Jake paced himself. When the timing was right, he said, “I think our jury pool is contaminated, Judge. The Lang name is toxic around here and I don’t think Lettie can get a fair trial.”

“That convict should’ve had his license yanked anyway, Jake. I hear you and Ozzie were stalling his DUI. I don’t like that at all.”

Jake felt stung and took a deep breath. As a Chancellor, Reuben Atlee had absolutely no jurisdiction over drunk driving cases in the county, though, as always, he assumed they were his business.

Jake said, “That’s not true, Judge, but even if Simeon Lang had no license he would’ve been driving anyway. A valid license is not important to those people. Ozzie set up a roadblock three months ago on a Friday night. Sixty percent of the blacks had no driver’s license and 40 percent of the whites.”
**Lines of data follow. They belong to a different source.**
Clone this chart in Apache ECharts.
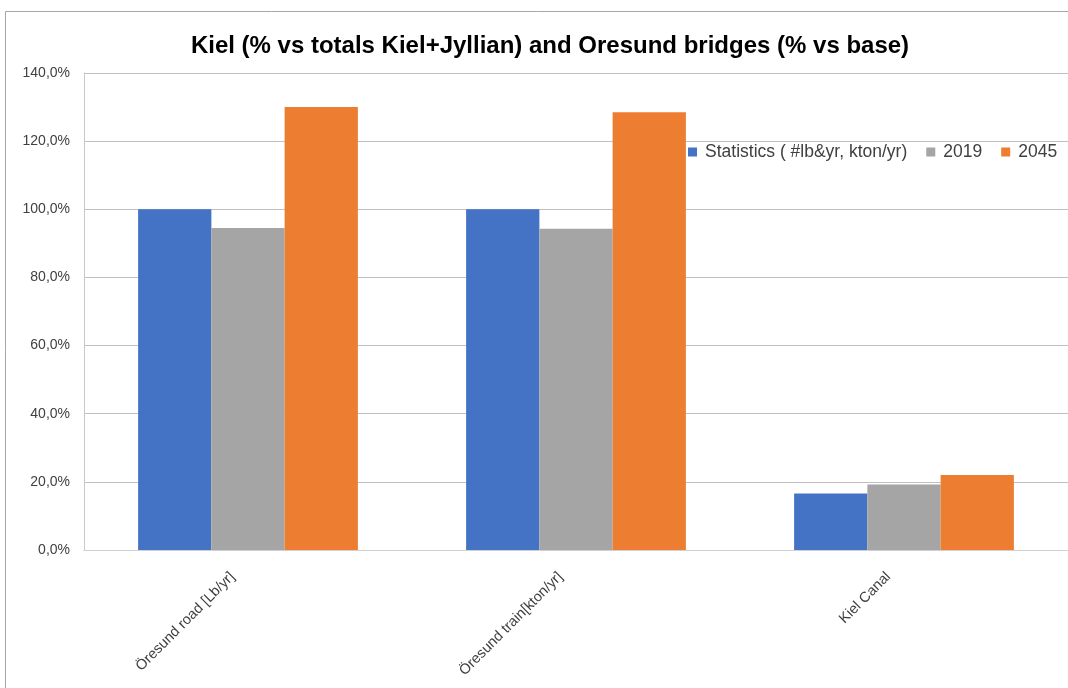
<!DOCTYPE html>
<html><head><meta charset="utf-8">
<script src="https://cdn.jsdelivr.net/npm/echarts@6/dist/echarts.min.js"></script>
<style>html,body{margin:0;padding:0;background:#fff}#c{width:1068px;height:688px}</style>
</head><body><div id="c"></div>
<script>
const categories = ['Öresund road [Lb/yr]', 'Öresund train[kton/yr]', 'Kiel Canal'];
const seriesNames = ['Statistics ( #lb&yr, kton/yr)', '2019', '2045'];
const statistics = [100.0, 100.0, 16.6];
const y2019 = [94.5, 94.3, 19.2];
const y2045 = [130.0, 128.5, 22.0];
const yTicks = [0, 20, 40, 60, 80, 100, 120, 140];
const colors = ['#4472C4', '#A5A5A5', '#ED7D31'];

const chart = echarts.init(document.getElementById('c'));
const font = 'Liberation Sans, Arial, sans-serif';
const fmt = v => v.toFixed(1).replace('.', ',') + '%';
chart.setOption({
  animation: false,
  title: {
    text: 'Kiel (% vs totals Kiel+Jyllian) and Oresund bridges (% vs base)',
    left: 545, top: 29, textAlign: 'center',
    textStyle: {fontFamily: font, fontSize: 24, fontWeight: 'bold', color: '#000'}
  },
  graphic: [{type: 'rect', shape: {x: 5.5, y: 11.5, width: 1100, height: 700},
    style: {fill: 'none', stroke: '#a6a6a6', lineWidth: 1}, silent: true}],
  legend: {
    data: seriesNames, left: 688, top: 143, padding: 0, itemWidth: 9, itemHeight: 9, itemGap: 19,
    icon: 'rect',
    textStyle: {fontFamily: font, fontSize: 17.5, color: '#404040', padding: [0, 0, 0, 3]}
  },
  grid: {left: 84, top: 73, width: 985, bottom: 138, containLabel: false},
  xAxis: {
    type: 'category', data: categories,
    axisLine: {lineStyle: {color: '#d0d0d0'}}, axisTick: {show: false},
    axisLabel: {rotate: 45, fontFamily: font, fontSize: 14.5, color: '#404040', margin: 9,
      padding: [0, 22, 0, 0], interval: 0}
  },
  yAxis: {
    type: 'value', min: yTicks[0], max: yTicks[yTicks.length - 1], interval: 20,
    axisLine: {show: true, lineStyle: {color: '#c8c8c8'}},
    splitLine: {lineStyle: {color: '#c0c0c0'}},
    axisLabel: {formatter: fmt, fontFamily: font, fontSize: 14, color: '#404040', margin: 14}
  },
  series: [statistics, y2019, y2045].map((d, i) => ({
    name: seriesNames[i], type: 'bar', data: d, barGap: '0%', barCategoryGap: '33%',
    itemStyle: {color: colors[i]}
  }))
});
</script></body></html>
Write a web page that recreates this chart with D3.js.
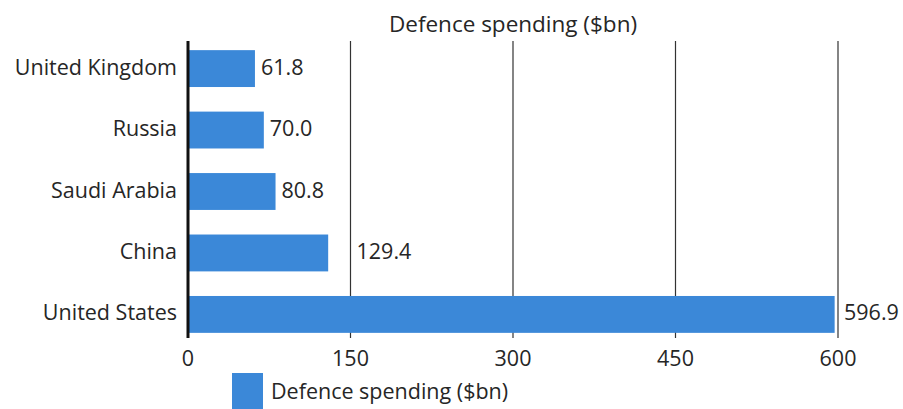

“I fail to see the relevance,” Judge Atlee replied, and Jake was not about to enlighten him. “He was caught driving drunk in October. If his case had been processed in an orderly manner through the courts, he would not have had a driver’s license. There’s a reasonable chance to believe he would not have been driving on Tuesday night of last week.”

“I’m not his lawyer, Judge. Not now, not then.”

Both rattled their ice cubes and let the moment pass. Judge Atlee took a sip and said, “File your motion to change venue if you wish. I can’t stop you.”

“I’d like for the motion to be taken seriously. I get the impression you made up your mind some time ago. Things have changed.”

“I take everything seriously. We’ll learn a lot when we start picking a jury. If it appears as though folks know too much about the case, then I’ll call time-out and we’ll deal with it. I thought I had explained this already.”

“You have, yes sir.”

“What happened to our pal Stillman Rush? He sent over a fax Monday and informed me he was no longer counsel of record for Herschel Hubbard.”

“He got fired. Wade Lanier has been maneuvering for months, trying to consolidate the contestants into his camp. Looks like he scored big.”